→ WHAT THE TASK ASKS
Repeat the entries that follow verbatim, without any of their pictures.

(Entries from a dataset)
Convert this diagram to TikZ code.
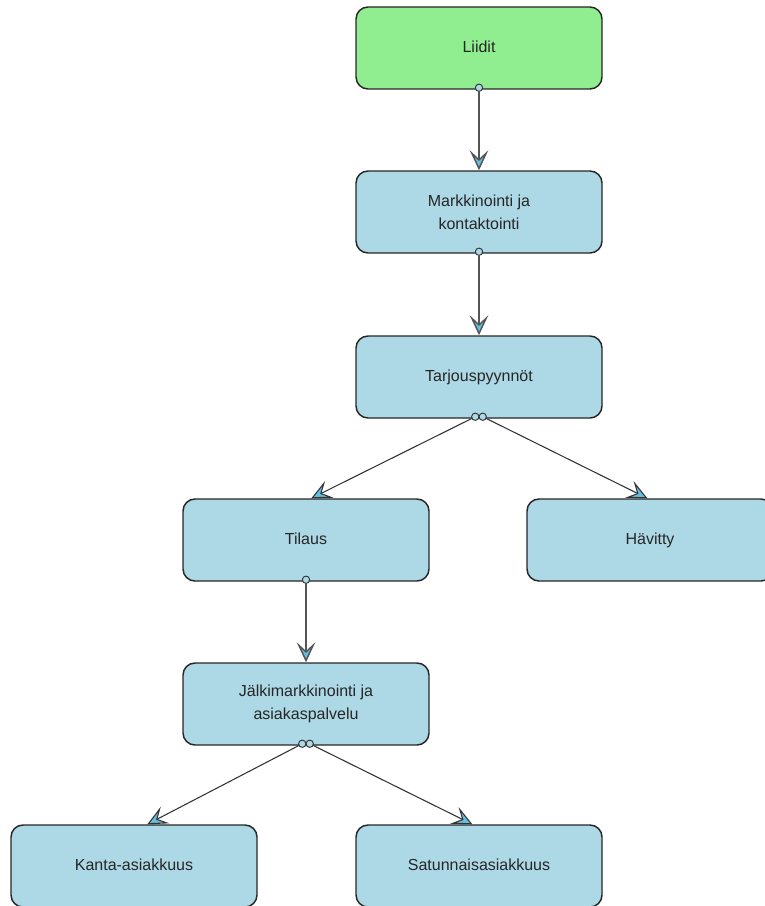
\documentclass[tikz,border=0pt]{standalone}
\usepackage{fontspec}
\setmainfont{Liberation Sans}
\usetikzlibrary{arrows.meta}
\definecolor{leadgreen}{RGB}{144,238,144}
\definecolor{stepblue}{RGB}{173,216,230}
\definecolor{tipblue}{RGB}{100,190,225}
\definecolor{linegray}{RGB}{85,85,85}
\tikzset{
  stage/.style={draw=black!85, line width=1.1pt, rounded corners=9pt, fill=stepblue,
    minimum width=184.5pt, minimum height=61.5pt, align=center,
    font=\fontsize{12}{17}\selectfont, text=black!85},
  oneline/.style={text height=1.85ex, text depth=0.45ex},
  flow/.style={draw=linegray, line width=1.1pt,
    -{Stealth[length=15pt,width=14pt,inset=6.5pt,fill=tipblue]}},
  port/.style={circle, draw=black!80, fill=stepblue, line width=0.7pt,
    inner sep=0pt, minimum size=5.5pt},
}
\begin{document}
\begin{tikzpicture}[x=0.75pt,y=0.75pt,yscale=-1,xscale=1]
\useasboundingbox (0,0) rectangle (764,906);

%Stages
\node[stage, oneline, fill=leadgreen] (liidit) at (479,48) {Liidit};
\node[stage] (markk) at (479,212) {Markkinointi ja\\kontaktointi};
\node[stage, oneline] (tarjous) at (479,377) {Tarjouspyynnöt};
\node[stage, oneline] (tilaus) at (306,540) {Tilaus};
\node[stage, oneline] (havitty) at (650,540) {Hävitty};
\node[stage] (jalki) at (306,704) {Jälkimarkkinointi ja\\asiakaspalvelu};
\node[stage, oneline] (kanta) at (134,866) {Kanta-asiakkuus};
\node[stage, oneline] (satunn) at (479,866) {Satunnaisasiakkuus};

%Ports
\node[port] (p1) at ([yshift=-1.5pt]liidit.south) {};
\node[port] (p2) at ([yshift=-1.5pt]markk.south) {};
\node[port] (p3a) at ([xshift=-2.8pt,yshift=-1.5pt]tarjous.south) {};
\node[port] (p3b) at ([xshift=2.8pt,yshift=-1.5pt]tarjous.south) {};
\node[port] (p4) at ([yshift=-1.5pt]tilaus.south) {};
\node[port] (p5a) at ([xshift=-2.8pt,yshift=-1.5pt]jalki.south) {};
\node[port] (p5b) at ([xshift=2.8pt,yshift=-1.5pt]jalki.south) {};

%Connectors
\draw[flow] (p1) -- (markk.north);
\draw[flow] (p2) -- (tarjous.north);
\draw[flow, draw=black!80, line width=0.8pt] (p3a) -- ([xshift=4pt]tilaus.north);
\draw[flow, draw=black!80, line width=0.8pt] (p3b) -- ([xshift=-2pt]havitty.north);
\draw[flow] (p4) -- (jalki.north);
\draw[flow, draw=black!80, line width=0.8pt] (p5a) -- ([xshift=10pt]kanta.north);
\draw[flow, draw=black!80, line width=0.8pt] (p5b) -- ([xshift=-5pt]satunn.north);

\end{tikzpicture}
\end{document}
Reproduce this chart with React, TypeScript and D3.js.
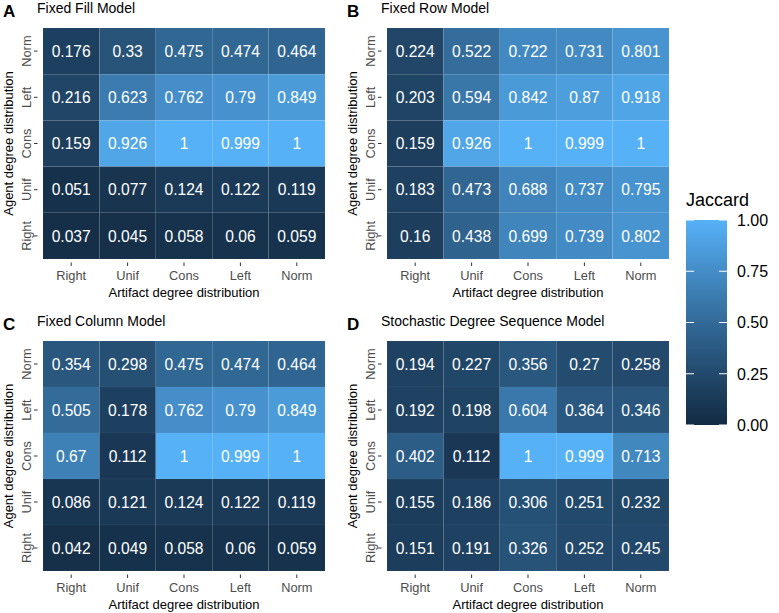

→ THE COMPLETED TASK
Convert this diagram to TikZ code.
\documentclass[tikz,border=0pt]{standalone}
\usepackage{fontspec}
\setmainfont{Liberation Sans}
\usetikzlibrary{arrows.meta}
\definecolor{leadgreen}{RGB}{144,238,144}
\definecolor{stepblue}{RGB}{173,216,230}
\definecolor{tipblue}{RGB}{100,190,225}
\definecolor{linegray}{RGB}{85,85,85}
\tikzset{
  stage/.style={draw=black!85, line width=1.1pt, rounded corners=9pt, fill=stepblue,
    minimum width=184.5pt, minimum height=61.5pt, align=center,
    font=\fontsize{12}{17}\selectfont, text=black!85},
  oneline/.style={text height=1.85ex, text depth=0.45ex},
  flow/.style={draw=linegray, line width=1.1pt,
    -{Stealth[length=15pt,width=14pt,inset=6.5pt,fill=tipblue]}},
  port/.style={circle, draw=black!80, fill=stepblue, line width=0.7pt,
    inner sep=0pt, minimum size=5.5pt},
}
\begin{document}
\begin{tikzpicture}[x=0.75pt,y=0.75pt,yscale=-1,xscale=1]
\useasboundingbox (0,0) rectangle (764,906);

%Stages
\node[stage, oneline, fill=leadgreen] (liidit) at (479,48) {Liidit};
\node[stage] (markk) at (479,212) {Markkinointi ja\\kontaktointi};
\node[stage, oneline] (tarjous) at (479,377) {Tarjouspyynnöt};
\node[stage, oneline] (tilaus) at (306,540) {Tilaus};
\node[stage, oneline] (havitty) at (650,540) {Hävitty};
\node[stage] (jalki) at (306,704) {Jälkimarkkinointi ja\\asiakaspalvelu};
\node[stage, oneline] (kanta) at (134,866) {Kanta-asiakkuus};
\node[stage, oneline] (satunn) at (479,866) {Satunnaisasiakkuus};

%Ports
\node[port] (p1) at ([yshift=-1.5pt]liidit.south) {};
\node[port] (p2) at ([yshift=-1.5pt]markk.south) {};
\node[port] (p3a) at ([xshift=-2.8pt,yshift=-1.5pt]tarjous.south) {};
\node[port] (p3b) at ([xshift=2.8pt,yshift=-1.5pt]tarjous.south) {};
\node[port] (p4) at ([yshift=-1.5pt]tilaus.south) {};
\node[port] (p5a) at ([xshift=-2.8pt,yshift=-1.5pt]jalki.south) {};
\node[port] (p5b) at ([xshift=2.8pt,yshift=-1.5pt]jalki.south) {};

%Connectors
\draw[flow] (p1) -- (markk.north);
\draw[flow] (p2) -- (tarjous.north);
\draw[flow, draw=black!80, line width=0.8pt] (p3a) -- ([xshift=4pt]tilaus.north);
\draw[flow, draw=black!80, line width=0.8pt] (p3b) -- ([xshift=-2pt]havitty.north);
\draw[flow] (p4) -- (jalki.north);
\draw[flow, draw=black!80, line width=0.8pt] (p5a) -- ([xshift=10pt]kanta.north);
\draw[flow, draw=black!80, line width=0.8pt] (p5b) -- ([xshift=-5pt]satunn.north);

\end{tikzpicture}
\end{document}
Reproduce this chart with React, TypeScript and D3.js.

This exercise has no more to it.